A hundred years have gone by, and still artists paint pictures; but they tell us no longer of anything but their own selves, their own lives, their own passions. It is the world that has changed; perhaps it is not faith that is gone, faith the evidence of things unseen, but most assuredly belief has taken flight and left men sceptical, the belief which is the mother of all bright dreams, and which must see in order to believe, if only in imagination, and, believing, cannot fail to see.

The time had come when the artists were interesting for their own sakes as well as for what they did, and when the reporter-chronicler thought it worth while to note every anecdote of their daily lives, to put down the names of their models, to tell us who sat to them for their Madonnas. And those names are mostly names of good and honest women, and we know to a nicety why they chose this face for one purpose and that for another. There is an end of all the legends of saintly heads begun by the artist and finished before morning by an angel’s hand. There is an end, too, of dreams of refreshment, light and peace. The artists of the sixteenth century are the most human of mankind, the most subject to humanity’s passions, its weaknesses and even its madness, and their works bear the stamp of the sensuous naturalism in which they lived.
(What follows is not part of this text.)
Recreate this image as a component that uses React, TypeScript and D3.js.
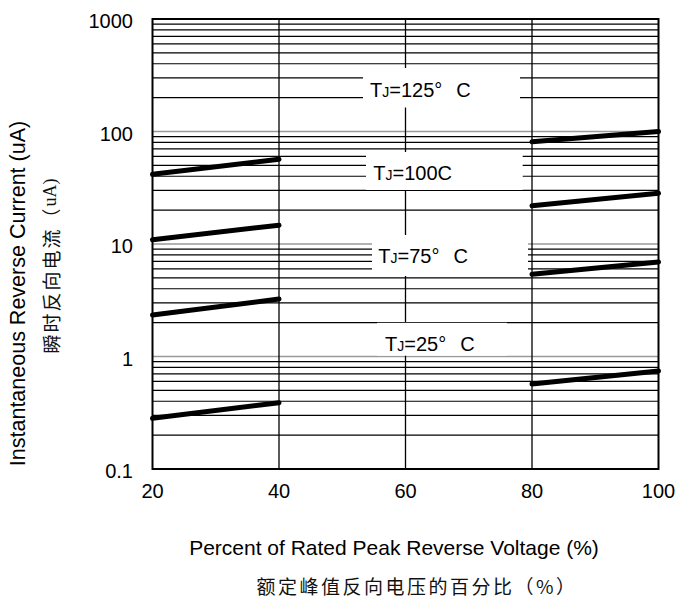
import React, { useEffect, useRef } from "react";
import * as d3 from "d3";

// reverse current vs percent of rated voltage, one series per junction temp
const voltagePct = [20, 40, 60, 80, 100];
const tj125 = [41.6, 56.6, null, 81.2, 100];
const tj100 = [10.9, 14.7, null, 21.9, 28.2];
const tj75 = [2.34, 3.24, null, 5.38, 6.92];
const tj25 = [0.282, 0.388, null, 0.569, 0.743];
const seriesTemps = ["125", "100", "75", "25"];
const degreeShown = [true, false, true, true];

const xTicks = [20, 40, 60, 80, 100];
const yTicks = [0.1, 1, 10, 100, 1000];
const yTickLabels = ["0.1", "1", "10", "100", "1000"];

const xTitle = "Percent of Rated Peak Reverse Voltage (%)";
const xTitleCn = "额定峰值反向电压的百分比（%）";
const yTitle = "Instantaneous Reverse Current (uA)";
const yTitleCn = "瞬时反向电流（";
const yTitleCnUnit = "uA)";

const LATIN = "'Liberation Sans', Arial, sans-serif";
const CJK = "'Noto Sans CJK SC', sans-serif";

const App: React.FC = () => {
  const ref = useRef<SVGSVGElement>(null);

  useEffect(() => {
    const width = 678;
    const height = 599;
    const left = 152.5;
    const right = 658.5;
    const top = 19;
    const bottom = 469;

    const x = d3.scaleLinear().domain([20, 100]).range([left, right]);
    const y = d3.scaleLog().domain([0.1, 1000]).range([bottom, top]);

    const svg = d3.select(ref.current);
    svg.selectAll("*").remove();
    svg.attr("width", width).attr("height", height);

    svg.append("rect").attr("width", width).attr("height", height).attr("fill", "#fff");

    const isDecade = (v: number) => Math.abs(Math.log10(v) - Math.round(Math.log10(v))) < 1e-6;
    const minor = y.ticks().filter((v) => !isDecade(v));
    const major = yTicks.slice(1, -1);

    svg
      .append("g")
      .selectAll("line")
      .data(minor)
      .enter()
      .append("line")
      .attr("x1", left)
      .attr("x2", right)
      .attr("y1", (d) => y(d))
      .attr("y2", (d) => y(d))
      .attr("stroke", "#000")
      .attr("stroke-width", 1.2);

    svg
      .append("g")
      .selectAll("line")
      .data(major)
      .enter()
      .append("line")
      .attr("x1", left)
      .attr("x2", right)
      .attr("y1", (d) => y(d))
      .attr("y2", (d) => y(d))
      .attr("stroke", "#9a9a9a")
      .attr("stroke-width", 1.6);

    svg
      .append("g")
      .selectAll("line")
      .data(xTicks.slice(1, -1))
      .enter()
      .append("line")
      .attr("x1", (d) => x(d))
      .attr("x2", (d) => x(d))
      .attr("y1", top)
      .attr("y2", bottom)
      .attr("stroke", "#000")
      .attr("stroke-width", 1.3);

    // white boxes behind the temperature labels
    const boxes = [
      { x0: 363, y0: 68, x1: 520, y1: 107.5, tx: 370, ty: 96.7 },
      { x0: 366, y0: 152, x1: 522.7, y1: 190, tx: 373.3, ty: 180 },
      { x0: 372, y0: 235, x1: 528, y1: 276, tx: 378.3, ty: 263.3 },
      { x0: 377, y0: 322.8, x1: 507, y1: 355.7, tx: 385, ty: 350.7 },
    ];
    svg
      .append("g")
      .selectAll("rect")
      .data(boxes)
      .enter()
      .append("rect")
      .attr("x", (d) => d.x0)
      .attr("y", (d) => d.y0)
      .attr("width", (d) => d.x1 - d.x0)
      .attr("height", (d) => d.y1 - d.y0)
      .attr("fill", "#fff");

    const line = d3
      .line<number | null>()
      .defined((d) => d != null)
      .x((_, i) => x(voltagePct[i]))
      .y((d) => y(d as number));

    [tj125, tj100, tj75, tj25].forEach((s) => {
      svg
        .append("path")
        .datum(s)
        .attr("d", line)
        .attr("fill", "none")
        .attr("stroke", "#000")
        .attr("stroke-width", 5)
        .attr("stroke-linecap", "round");
    });

    seriesTemps.forEach((t, i) => {
      const b = boxes[i];
      const txt = svg
        .append("text")
        .attr("x", b.tx)
        .attr("y", b.ty)
        .attr("font-family", LATIN)
        .attr("font-size", 20)
        .attr("fill", "#000");
      txt.append("tspan").text("T");
      txt.append("tspan").attr("font-size", 14).text("J");
      txt.append("tspan").text("=" + t + (degreeShown[i] ? "°" : ""));
      txt
        .append("tspan")
        .attr("dx", degreeShown[i] ? 14 : 0)
        .text("C");
    });

    svg
      .append("rect")
      .attr("x", left)
      .attr("y", top)
      .attr("width", right - left)
      .attr("height", bottom - top)
      .attr("fill", "none")
      .attr("stroke", "#000")
      .attr("stroke-width", 2);

    svg
      .append("g")
      .selectAll("text")
      .data(yTicks)
      .enter()
      .append("text")
      .attr("x", 133)
      .attr("y", (d) => y(d) + 2)
      .attr("text-anchor", "end")
      .attr("dominant-baseline", "central")
      .attr("font-family", LATIN)
      .attr("font-size", 20)
      .text((_, i) => yTickLabels[i]);

    svg
      .append("g")
      .selectAll("text")
      .data(xTicks)
      .enter()
      .append("text")
      .attr("x", (d) => x(d))
      .attr("y", 498)
      .attr("text-anchor", "middle")
      .attr("font-family", LATIN)
      .attr("font-size", 20)
      .text((d) => String(d));

    svg
      .append("text")
      .attr("x", 394)
      .attr("y", 555)
      .attr("text-anchor", "middle")
      .attr("font-family", LATIN)
      .attr("font-size", 21)
      .text(xTitle);

    svg
      .append("text")
      .attr("x", 417)
      .attr("y", 585)
      .attr("text-anchor", "middle")
      .attr("dominant-baseline", "central")
      .attr("font-family", CJK)
      .attr("font-size", 19)
      .attr("letter-spacing", 2.5)
      .attr("fill", "#111")
      .text(xTitleCn);

    svg
      .append("text")
      .attr("transform", "translate(25,293.5) rotate(-90)")
      .attr("text-anchor", "middle")
      .attr("font-family", LATIN)
      .attr("font-size", 21.5)
      .text(yTitle);

    const cn = svg
      .append("text")
      .attr("transform", "translate(50,266) rotate(-90)")
      .attr("text-anchor", "middle")
      .attr("dominant-baseline", "central")
      .attr("font-family", CJK)
      .attr("font-size", 19)
      .attr("fill", "#111");
    cn.append("tspan").attr("letter-spacing", 2).text(yTitleCn);
    cn.append("tspan").attr("font-family", "'Liberation Serif', serif").attr("font-size", 18).text(yTitleCnUnit);
  }, []);

  return (
    <div style={{ position: "absolute", left: 0, top: 0 }}>
      <svg ref={ref} style={{ display: "block" }}></svg>
    </div>
  );
};

export default App;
The patrician Alvise Pisani possessed a beautiful house at San Cassian, standing on a tongue of land called Biri Grande. From the embrasured windows Murano could be seen, and the island of San Cristoforo, and of Pace; beyond these, in the distance, rose the tall tower of Torcello, and a dark line along the water marked the forest of the distant island called Deserto; to the left rose the Euganean Hills, to the right stretched a long beach of gleaming sand. The fishermen used to say that when the mysterious glow spread over the waters of the lagoon at night, the Fata Morgana had floated up the Adriatic and was bathing in the dark.